**Work to complete**
Output exactly the lines that run from the line containing "What seaborn and" through the line containing "0.0438, 0.0410]", with both ends included.

Source code of charts

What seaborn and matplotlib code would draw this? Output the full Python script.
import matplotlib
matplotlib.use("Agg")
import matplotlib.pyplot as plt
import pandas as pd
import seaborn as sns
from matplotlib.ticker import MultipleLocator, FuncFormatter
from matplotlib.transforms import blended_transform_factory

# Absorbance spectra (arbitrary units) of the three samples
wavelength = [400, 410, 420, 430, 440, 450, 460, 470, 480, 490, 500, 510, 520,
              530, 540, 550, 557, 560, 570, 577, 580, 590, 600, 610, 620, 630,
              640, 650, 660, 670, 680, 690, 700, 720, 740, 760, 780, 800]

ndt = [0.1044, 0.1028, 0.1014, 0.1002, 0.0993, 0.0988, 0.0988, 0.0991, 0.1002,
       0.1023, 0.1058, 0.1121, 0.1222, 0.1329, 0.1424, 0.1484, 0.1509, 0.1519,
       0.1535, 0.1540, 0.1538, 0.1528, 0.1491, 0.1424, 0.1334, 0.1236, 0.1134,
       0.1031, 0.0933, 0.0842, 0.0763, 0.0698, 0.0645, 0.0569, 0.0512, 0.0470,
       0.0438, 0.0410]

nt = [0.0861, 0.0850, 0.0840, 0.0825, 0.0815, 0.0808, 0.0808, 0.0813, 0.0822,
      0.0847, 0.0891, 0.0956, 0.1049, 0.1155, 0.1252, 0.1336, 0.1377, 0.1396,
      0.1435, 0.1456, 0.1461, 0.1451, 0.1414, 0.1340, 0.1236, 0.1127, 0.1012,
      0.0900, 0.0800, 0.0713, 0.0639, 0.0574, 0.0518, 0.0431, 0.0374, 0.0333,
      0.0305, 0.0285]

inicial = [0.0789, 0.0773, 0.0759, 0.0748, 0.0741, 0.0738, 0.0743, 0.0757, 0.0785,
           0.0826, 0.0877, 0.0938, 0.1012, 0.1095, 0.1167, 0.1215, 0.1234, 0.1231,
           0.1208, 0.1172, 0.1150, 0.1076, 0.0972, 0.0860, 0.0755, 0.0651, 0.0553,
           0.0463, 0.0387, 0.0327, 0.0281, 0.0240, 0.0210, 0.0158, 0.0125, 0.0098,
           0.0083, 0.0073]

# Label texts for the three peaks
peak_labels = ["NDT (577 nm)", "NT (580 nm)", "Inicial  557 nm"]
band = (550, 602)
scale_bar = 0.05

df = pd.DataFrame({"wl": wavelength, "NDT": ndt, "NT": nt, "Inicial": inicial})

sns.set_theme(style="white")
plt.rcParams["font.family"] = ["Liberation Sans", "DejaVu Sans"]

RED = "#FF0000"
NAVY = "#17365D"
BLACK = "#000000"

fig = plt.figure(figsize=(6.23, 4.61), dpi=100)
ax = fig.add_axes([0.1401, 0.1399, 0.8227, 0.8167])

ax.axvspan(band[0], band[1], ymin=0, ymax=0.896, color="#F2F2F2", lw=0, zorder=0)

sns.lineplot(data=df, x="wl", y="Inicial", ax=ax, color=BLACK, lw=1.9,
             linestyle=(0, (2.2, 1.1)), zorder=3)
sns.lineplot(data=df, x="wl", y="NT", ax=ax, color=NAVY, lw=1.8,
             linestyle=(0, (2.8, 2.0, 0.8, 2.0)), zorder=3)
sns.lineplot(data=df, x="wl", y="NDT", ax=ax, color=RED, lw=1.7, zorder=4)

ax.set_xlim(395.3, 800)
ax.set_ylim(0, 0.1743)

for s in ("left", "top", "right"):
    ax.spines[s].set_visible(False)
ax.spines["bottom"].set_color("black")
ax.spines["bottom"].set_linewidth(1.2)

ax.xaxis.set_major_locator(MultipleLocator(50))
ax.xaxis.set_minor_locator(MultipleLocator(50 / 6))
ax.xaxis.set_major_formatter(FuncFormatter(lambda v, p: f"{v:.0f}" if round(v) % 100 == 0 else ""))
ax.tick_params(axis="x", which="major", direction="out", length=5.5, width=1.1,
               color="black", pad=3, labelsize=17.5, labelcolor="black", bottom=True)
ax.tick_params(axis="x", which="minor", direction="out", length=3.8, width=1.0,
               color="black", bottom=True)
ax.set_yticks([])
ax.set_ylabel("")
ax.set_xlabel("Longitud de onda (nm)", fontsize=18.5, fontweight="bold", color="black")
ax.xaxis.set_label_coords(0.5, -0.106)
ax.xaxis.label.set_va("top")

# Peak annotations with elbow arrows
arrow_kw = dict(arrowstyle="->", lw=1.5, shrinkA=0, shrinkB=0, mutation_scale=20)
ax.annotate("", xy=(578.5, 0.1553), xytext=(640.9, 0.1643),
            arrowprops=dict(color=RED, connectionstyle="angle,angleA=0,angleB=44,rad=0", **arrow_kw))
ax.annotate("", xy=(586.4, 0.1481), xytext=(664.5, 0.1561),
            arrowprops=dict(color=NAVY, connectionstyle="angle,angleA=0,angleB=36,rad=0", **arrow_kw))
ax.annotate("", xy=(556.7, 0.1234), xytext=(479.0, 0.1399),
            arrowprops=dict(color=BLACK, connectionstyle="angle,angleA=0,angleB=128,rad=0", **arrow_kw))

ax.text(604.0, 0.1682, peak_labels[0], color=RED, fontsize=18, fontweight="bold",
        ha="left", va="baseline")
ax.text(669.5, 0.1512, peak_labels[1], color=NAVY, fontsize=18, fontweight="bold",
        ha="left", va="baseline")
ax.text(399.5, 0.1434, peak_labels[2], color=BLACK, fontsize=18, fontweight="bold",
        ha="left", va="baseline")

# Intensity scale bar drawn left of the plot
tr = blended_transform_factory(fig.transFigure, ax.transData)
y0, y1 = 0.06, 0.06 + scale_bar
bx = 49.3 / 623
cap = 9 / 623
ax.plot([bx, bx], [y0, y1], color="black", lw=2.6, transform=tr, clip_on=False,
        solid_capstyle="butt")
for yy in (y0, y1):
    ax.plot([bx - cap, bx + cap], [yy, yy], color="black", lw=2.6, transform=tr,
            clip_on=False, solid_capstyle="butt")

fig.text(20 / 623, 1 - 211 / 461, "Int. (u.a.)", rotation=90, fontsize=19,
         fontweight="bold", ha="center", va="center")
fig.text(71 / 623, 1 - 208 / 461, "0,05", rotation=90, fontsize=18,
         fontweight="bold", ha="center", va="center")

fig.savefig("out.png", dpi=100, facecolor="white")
--
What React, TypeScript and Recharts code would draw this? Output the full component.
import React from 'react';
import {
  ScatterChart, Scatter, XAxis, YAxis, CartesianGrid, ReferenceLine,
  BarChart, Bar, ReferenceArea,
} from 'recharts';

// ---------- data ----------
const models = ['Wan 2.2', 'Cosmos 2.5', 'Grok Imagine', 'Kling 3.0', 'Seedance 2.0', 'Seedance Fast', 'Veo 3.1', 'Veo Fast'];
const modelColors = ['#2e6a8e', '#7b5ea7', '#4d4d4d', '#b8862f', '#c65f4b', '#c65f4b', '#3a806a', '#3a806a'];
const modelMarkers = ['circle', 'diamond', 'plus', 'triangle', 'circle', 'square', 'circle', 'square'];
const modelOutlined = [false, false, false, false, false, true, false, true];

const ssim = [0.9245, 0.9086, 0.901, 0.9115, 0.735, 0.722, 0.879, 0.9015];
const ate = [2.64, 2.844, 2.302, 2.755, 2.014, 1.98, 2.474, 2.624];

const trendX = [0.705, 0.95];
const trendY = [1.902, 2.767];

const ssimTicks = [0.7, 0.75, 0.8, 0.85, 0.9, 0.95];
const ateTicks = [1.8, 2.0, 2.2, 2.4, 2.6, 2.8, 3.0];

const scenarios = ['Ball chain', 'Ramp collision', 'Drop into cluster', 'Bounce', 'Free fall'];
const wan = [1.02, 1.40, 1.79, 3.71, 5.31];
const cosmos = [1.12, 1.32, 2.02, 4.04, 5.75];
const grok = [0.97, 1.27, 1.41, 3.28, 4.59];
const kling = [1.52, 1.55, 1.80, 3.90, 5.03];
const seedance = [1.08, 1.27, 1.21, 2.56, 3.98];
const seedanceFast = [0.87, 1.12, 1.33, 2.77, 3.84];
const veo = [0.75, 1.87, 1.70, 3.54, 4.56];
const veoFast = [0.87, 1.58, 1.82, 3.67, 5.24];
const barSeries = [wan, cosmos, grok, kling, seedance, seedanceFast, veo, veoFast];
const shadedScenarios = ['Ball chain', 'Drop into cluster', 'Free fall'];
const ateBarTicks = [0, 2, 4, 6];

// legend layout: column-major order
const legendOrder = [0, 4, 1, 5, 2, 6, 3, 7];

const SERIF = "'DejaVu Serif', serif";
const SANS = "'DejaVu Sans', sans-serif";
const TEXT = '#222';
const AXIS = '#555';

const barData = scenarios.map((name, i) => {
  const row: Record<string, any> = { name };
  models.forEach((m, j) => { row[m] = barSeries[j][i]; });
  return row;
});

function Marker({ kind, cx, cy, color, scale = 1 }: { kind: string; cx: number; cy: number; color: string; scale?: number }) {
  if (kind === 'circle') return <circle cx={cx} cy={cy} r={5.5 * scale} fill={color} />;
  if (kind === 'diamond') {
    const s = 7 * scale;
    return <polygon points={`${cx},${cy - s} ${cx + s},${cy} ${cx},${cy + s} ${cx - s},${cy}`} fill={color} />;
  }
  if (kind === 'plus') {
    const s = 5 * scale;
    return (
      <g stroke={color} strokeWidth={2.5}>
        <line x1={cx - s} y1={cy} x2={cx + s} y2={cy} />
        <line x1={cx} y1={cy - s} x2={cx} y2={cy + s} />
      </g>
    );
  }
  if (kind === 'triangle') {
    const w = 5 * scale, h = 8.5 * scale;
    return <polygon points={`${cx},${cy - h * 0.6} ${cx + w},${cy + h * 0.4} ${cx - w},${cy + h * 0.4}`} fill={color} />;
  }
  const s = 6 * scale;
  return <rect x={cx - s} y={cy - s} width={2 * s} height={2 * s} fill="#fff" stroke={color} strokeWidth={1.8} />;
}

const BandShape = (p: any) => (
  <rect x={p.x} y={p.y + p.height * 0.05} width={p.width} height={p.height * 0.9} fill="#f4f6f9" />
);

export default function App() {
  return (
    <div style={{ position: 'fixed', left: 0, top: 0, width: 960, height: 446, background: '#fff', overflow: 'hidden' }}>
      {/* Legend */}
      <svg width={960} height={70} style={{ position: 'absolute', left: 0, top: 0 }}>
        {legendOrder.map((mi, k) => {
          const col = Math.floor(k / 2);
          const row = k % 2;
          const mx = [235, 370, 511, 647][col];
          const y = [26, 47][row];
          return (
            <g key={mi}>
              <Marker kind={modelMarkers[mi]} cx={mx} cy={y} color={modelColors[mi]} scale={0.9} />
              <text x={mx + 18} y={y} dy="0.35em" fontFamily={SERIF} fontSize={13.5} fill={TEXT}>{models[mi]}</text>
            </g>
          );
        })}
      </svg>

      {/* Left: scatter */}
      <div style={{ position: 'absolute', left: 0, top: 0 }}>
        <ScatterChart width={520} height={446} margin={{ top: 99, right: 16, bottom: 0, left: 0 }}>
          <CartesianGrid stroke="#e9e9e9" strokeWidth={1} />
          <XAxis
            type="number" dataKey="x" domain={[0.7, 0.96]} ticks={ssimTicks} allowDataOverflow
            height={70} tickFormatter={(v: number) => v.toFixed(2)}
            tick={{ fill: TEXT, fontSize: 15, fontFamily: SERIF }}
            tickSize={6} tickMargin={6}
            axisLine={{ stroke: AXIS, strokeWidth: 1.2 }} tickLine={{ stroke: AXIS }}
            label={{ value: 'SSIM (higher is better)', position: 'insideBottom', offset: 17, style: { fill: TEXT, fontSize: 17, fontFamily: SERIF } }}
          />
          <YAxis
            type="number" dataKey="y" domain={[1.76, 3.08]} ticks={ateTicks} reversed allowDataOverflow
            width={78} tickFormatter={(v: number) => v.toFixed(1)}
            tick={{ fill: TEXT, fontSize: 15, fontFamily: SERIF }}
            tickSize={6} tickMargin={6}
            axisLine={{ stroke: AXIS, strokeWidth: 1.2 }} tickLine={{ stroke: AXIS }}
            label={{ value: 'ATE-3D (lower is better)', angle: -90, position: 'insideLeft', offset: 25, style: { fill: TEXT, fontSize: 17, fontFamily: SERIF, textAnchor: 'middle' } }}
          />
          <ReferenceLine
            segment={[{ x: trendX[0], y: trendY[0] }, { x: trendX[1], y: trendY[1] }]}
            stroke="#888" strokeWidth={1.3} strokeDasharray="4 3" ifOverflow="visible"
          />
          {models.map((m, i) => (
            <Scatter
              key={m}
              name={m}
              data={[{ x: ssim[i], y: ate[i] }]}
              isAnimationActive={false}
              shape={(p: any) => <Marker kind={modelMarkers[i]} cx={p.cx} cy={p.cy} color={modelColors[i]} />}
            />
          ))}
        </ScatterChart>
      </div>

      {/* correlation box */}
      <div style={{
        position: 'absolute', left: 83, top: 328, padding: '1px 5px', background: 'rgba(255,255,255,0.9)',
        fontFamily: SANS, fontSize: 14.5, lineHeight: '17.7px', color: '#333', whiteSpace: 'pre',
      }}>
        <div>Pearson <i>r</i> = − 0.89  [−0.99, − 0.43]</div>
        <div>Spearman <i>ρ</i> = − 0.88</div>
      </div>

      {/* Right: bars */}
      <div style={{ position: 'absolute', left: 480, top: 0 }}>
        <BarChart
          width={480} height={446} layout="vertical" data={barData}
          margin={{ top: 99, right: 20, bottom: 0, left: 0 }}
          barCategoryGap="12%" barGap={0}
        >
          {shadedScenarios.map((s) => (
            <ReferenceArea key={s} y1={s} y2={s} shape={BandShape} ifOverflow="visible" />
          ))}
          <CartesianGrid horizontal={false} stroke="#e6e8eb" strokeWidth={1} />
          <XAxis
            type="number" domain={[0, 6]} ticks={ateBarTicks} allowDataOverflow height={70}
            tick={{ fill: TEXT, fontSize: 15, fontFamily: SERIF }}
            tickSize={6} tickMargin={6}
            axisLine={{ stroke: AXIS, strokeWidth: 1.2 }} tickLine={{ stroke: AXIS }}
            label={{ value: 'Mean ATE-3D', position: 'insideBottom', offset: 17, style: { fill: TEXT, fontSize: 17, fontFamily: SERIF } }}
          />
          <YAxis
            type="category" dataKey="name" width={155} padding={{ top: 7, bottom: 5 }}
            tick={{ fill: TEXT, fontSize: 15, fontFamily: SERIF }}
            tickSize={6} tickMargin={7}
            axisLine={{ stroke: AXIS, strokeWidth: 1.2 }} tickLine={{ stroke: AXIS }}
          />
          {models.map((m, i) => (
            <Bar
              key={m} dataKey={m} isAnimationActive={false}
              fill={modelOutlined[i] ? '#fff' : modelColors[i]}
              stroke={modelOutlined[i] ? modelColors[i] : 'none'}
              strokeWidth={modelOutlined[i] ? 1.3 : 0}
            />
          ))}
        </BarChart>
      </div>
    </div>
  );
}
--
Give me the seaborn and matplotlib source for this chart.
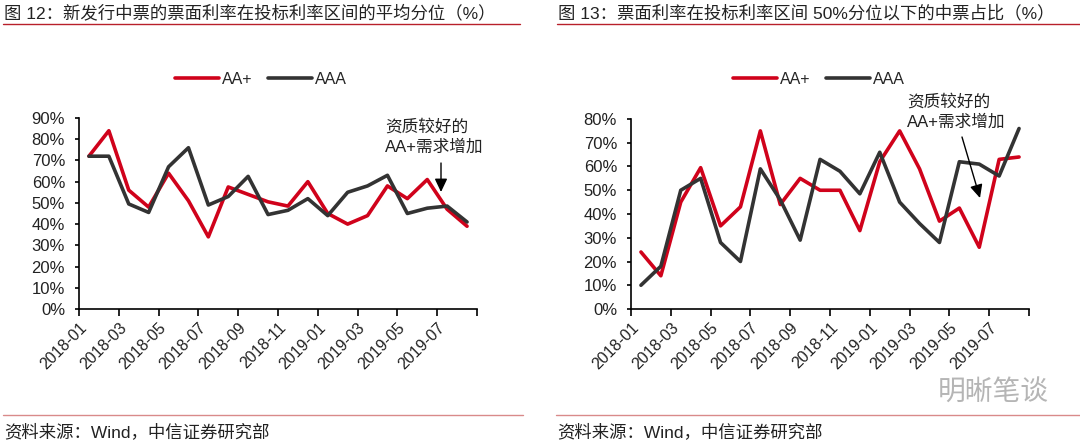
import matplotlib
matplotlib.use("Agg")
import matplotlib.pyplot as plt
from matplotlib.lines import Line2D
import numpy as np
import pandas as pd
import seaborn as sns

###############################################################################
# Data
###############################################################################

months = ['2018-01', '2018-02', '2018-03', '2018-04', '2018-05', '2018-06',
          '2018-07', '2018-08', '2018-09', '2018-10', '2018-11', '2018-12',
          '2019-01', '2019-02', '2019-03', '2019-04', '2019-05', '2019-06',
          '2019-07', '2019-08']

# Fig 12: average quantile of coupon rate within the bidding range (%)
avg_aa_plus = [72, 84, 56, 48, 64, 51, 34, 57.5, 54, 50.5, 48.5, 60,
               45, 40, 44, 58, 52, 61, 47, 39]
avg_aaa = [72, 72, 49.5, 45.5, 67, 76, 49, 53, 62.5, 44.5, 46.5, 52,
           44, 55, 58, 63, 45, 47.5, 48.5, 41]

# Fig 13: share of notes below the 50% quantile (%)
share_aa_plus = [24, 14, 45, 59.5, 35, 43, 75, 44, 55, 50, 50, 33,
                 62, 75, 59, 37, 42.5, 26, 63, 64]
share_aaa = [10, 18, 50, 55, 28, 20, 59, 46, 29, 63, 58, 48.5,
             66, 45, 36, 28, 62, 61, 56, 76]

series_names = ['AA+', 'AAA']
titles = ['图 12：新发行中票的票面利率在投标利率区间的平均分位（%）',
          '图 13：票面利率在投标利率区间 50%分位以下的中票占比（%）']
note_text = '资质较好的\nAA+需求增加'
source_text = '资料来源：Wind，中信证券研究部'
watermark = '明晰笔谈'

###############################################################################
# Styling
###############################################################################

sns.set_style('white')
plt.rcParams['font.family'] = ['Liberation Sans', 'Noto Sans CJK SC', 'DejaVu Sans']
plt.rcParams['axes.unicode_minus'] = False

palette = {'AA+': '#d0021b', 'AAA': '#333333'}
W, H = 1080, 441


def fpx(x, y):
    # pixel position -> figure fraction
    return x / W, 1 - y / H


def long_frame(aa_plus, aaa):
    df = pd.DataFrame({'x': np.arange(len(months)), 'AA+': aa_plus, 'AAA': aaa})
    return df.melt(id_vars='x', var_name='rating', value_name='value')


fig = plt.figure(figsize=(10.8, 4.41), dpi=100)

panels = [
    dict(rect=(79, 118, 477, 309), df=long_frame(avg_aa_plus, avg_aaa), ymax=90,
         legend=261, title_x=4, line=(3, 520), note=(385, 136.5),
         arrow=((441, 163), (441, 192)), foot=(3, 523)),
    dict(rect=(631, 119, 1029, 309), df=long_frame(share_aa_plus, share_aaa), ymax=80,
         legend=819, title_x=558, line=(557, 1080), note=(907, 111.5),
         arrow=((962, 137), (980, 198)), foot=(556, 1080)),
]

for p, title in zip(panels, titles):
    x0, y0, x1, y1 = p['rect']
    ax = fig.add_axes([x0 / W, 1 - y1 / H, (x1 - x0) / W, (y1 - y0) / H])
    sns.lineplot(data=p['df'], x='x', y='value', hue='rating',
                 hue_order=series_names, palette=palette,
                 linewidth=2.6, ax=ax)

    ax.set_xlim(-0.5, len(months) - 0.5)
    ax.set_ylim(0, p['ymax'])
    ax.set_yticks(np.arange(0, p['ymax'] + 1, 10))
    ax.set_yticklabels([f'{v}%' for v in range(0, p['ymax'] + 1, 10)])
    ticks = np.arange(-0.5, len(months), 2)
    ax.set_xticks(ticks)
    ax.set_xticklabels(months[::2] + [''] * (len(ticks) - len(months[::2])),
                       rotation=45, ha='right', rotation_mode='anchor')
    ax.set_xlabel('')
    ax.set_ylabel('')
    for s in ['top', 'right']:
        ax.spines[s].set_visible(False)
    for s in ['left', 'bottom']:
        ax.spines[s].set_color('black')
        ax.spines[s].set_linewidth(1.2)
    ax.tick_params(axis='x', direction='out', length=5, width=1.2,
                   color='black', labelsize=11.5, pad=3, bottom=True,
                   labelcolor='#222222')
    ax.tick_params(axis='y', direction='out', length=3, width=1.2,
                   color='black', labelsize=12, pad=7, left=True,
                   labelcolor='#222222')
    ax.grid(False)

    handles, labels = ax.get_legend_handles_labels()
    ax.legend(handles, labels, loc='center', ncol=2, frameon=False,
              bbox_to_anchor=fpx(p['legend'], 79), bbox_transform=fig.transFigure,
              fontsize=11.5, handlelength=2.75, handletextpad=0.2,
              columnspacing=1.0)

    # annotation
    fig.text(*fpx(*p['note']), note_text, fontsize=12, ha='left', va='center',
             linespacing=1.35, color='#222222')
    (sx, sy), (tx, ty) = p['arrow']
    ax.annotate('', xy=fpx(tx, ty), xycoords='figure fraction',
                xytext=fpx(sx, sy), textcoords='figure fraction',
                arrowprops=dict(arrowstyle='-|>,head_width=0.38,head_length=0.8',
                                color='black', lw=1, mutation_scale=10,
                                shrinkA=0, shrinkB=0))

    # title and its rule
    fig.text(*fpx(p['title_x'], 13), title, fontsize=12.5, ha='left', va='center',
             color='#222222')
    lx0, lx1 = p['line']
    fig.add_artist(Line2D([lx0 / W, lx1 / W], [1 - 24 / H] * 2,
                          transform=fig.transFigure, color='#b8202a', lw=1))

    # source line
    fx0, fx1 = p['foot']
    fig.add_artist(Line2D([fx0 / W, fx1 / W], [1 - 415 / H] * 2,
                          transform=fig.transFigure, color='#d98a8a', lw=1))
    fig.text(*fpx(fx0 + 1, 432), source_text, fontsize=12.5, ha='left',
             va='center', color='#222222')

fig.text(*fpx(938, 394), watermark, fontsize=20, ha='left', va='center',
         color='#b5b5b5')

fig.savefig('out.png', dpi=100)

**Completed task**
What seaborn and matplotlib code would draw this? Output the full Python script.
import matplotlib
matplotlib.use("Agg")
import matplotlib.pyplot as plt
import pandas as pd
import seaborn as sns
from matplotlib.ticker import MultipleLocator, FuncFormatter
from matplotlib.transforms import blended_transform_factory

# Absorbance spectra (arbitrary units) of the three samples
wavelength = [400, 410, 420, 430, 440, 450, 460, 470, 480, 490, 500, 510, 520,
              530, 540, 550, 557, 560, 570, 577, 580, 590, 600, 610, 620, 630,
              640, 650, 660, 670, 680, 690, 700, 720, 740, 760, 780, 800]

ndt = [0.1044, 0.1028, 0.1014, 0.1002, 0.0993, 0.0988, 0.0988, 0.0991, 0.1002,
       0.1023, 0.1058, 0.1121, 0.1222, 0.1329, 0.1424, 0.1484, 0.1509, 0.1519,
       0.1535, 0.1540, 0.1538, 0.1528, 0.1491, 0.1424, 0.1334, 0.1236, 0.1134,
       0.1031, 0.0933, 0.0842, 0.0763, 0.0698, 0.0645, 0.0569, 0.0512, 0.0470,
       0.0438, 0.0410]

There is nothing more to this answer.